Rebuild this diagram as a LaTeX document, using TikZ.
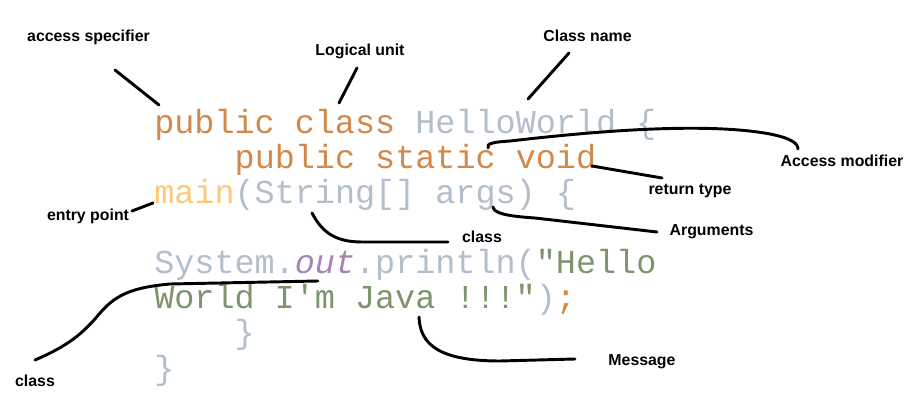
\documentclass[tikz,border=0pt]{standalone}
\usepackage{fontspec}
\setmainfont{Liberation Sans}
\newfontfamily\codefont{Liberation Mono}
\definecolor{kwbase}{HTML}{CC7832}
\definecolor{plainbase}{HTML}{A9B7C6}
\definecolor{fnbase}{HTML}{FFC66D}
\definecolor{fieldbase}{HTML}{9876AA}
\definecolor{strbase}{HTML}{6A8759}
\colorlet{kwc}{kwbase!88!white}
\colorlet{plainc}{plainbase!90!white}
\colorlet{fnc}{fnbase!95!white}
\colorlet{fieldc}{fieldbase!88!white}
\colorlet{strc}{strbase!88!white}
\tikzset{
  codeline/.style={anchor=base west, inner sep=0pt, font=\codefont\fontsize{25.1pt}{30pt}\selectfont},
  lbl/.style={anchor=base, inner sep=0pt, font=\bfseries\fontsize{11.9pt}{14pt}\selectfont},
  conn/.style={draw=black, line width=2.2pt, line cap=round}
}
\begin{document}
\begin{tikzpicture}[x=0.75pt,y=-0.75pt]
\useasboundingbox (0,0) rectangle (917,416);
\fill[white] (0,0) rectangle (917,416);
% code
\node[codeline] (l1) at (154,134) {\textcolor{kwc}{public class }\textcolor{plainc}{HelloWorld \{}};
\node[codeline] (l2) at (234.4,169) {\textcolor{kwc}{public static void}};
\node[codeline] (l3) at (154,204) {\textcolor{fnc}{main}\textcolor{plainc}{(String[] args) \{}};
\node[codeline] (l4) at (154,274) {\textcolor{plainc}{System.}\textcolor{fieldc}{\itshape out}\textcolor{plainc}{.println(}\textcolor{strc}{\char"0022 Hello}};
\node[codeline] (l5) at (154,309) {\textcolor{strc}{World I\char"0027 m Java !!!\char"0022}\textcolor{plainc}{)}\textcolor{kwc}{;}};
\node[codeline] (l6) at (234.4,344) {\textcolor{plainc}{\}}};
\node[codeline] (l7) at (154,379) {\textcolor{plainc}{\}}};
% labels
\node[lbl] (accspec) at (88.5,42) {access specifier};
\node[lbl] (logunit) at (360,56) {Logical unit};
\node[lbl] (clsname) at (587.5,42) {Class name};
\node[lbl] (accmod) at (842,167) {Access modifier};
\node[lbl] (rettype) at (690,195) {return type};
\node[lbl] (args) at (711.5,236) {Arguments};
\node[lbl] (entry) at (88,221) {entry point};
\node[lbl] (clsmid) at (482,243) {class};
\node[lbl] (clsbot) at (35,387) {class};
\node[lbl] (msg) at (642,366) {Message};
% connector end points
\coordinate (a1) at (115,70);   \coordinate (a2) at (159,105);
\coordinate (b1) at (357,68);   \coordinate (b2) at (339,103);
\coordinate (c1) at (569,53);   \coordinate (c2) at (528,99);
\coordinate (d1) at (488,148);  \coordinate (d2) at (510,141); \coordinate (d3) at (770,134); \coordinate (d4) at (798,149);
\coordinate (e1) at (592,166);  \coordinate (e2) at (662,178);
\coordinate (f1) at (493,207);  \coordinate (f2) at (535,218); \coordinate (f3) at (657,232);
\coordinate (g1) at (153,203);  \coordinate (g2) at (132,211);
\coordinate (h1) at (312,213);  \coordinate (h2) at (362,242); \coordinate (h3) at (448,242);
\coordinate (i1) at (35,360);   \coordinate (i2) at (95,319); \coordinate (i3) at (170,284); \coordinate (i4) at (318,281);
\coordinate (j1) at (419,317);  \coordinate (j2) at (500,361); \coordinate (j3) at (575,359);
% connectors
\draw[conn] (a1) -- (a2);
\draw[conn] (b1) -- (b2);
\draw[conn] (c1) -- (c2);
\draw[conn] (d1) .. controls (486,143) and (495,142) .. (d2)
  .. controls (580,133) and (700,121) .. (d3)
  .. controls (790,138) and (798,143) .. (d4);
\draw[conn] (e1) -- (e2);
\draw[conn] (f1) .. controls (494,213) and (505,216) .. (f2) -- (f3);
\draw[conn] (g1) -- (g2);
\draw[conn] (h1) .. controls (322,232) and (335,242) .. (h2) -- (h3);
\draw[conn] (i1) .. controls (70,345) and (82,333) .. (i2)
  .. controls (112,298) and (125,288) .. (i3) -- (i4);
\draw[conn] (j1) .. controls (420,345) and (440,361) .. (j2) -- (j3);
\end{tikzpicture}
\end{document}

EXERCISE GOAL: Repeat the material exactly as it reads, without any of its pictures.

OUTPUT FOR THIS EXERCISE:
Rebuild this diagram as a LaTeX document, using TikZ.
\documentclass[tikz,border=0pt]{standalone}
\usepackage{fontspec}
\setmainfont{Liberation Sans}
\newfontfamily\codefont{Liberation Mono}
\definecolor{kwbase}{HTML}{CC7832}
\definecolor{plainbase}{HTML}{A9B7C6}
\definecolor{fnbase}{HTML}{FFC66D}
\definecolor{fieldbase}{HTML}{9876AA}
\definecolor{strbase}{HTML}{6A8759}
\colorlet{kwc}{kwbase!88!white}
\colorlet{plainc}{plainbase!90!white}
\colorlet{fnc}{fnbase!95!white}
\colorlet{fieldc}{fieldbase!88!white}
\colorlet{strc}{strbase!88!white}
\tikzset{
  codeline/.style={anchor=base west, inner sep=0pt, font=\codefont\fontsize{25.1pt}{30pt}\selectfont},
  lbl/.style={anchor=base, inner sep=0pt, font=\bfseries\fontsize{11.9pt}{14pt}\selectfont},
  conn/.style={draw=black, line width=2.2pt, line cap=round}
}
\begin{document}
\begin{tikzpicture}[x=0.75pt,y=-0.75pt]
\useasboundingbox (0,0) rectangle (917,416);
\fill[white] (0,0) rectangle (917,416);
% code
\node[codeline] (l1) at (154,134) {\textcolor{kwc}{public class }\textcolor{plainc}{HelloWorld \{}};
\node[codeline] (l2) at (234.4,169) {\textcolor{kwc}{public static void}};
\node[codeline] (l3) at (154,204) {\textcolor{fnc}{main}\textcolor{plainc}{(String[] args) \{}};
\node[codeline] (l4) at (154,274) {\textcolor{plainc}{System.}\textcolor{fieldc}{\itshape out}\textcolor{plainc}{.println(}\textcolor{strc}{\char"0022 Hello}};
\node[codeline] (l5) at (154,309) {\textcolor{strc}{World I\char"0027 m Java !!!\char"0022}\textcolor{plainc}{)}\textcolor{kwc}{;}};
\node[codeline] (l6) at (234.4,344) {\textcolor{plainc}{\}}};
\node[codeline] (l7) at (154,379) {\textcolor{plainc}{\}}};
% labels
\node[lbl] (accspec) at (88.5,42) {access specifier};
\node[lbl] (logunit) at (360,56) {Logical unit};
\node[lbl] (clsname) at (587.5,42) {Class name};
\node[lbl] (accmod) at (842,167) {Access modifier};
\node[lbl] (rettype) at (690,195) {return type};
\node[lbl] (args) at (711.5,236) {Arguments};
\node[lbl] (entry) at (88,221) {entry point};
\node[lbl] (clsmid) at (482,243) {class};
\node[lbl] (clsbot) at (35,387) {class};
\node[lbl] (msg) at (642,366) {Message};
% connector end points
\coordinate (a1) at (115,70);   \coordinate (a2) at (159,105);
\coordinate (b1) at (357,68);   \coordinate (b2) at (339,103);
\coordinate (c1) at (569,53);   \coordinate (c2) at (528,99);
\coordinate (d1) at (488,148);  \coordinate (d2) at (510,141); \coordinate (d3) at (770,134); \coordinate (d4) at (798,149);
\coordinate (e1) at (592,166);  \coordinate (e2) at (662,178);
\coordinate (f1) at (493,207);  \coordinate (f2) at (535,218); \coordinate (f3) at (657,232);
\coordinate (g1) at (153,203);  \coordinate (g2) at (132,211);
\coordinate (h1) at (312,213);  \coordinate (h2) at (362,242); \coordinate (h3) at (448,242);
\coordinate (i1) at (35,360);   \coordinate (i2) at (95,319); \coordinate (i3) at (170,284); \coordinate (i4) at (318,281);
\coordinate (j1) at (419,317);  \coordinate (j2) at (500,361); \coordinate (j3) at (575,359);
% connectors
\draw[conn] (a1) -- (a2);
\draw[conn] (b1) -- (b2);
\draw[conn] (c1) -- (c2);
\draw[conn] (d1) .. controls (486,143) and (495,142) .. (d2)
  .. controls (580,133) and (700,121) .. (d3)
  .. controls (790,138) and (798,143) .. (d4);
\draw[conn] (e1) -- (e2);
\draw[conn] (f1) .. controls (494,213) and (505,216) .. (f2) -- (f3);
\draw[conn] (g1) -- (g2);
\draw[conn] (h1) .. controls (322,232) and (335,242) .. (h2) -- (h3);
\draw[conn] (i1) .. controls (70,345) and (82,333) .. (i2)
  .. controls (112,298) and (125,288) .. (i3) -- (i4);
\draw[conn] (j1) .. controls (420,345) and (440,361) .. (j2) -- (j3);
\end{tikzpicture}
\end{document}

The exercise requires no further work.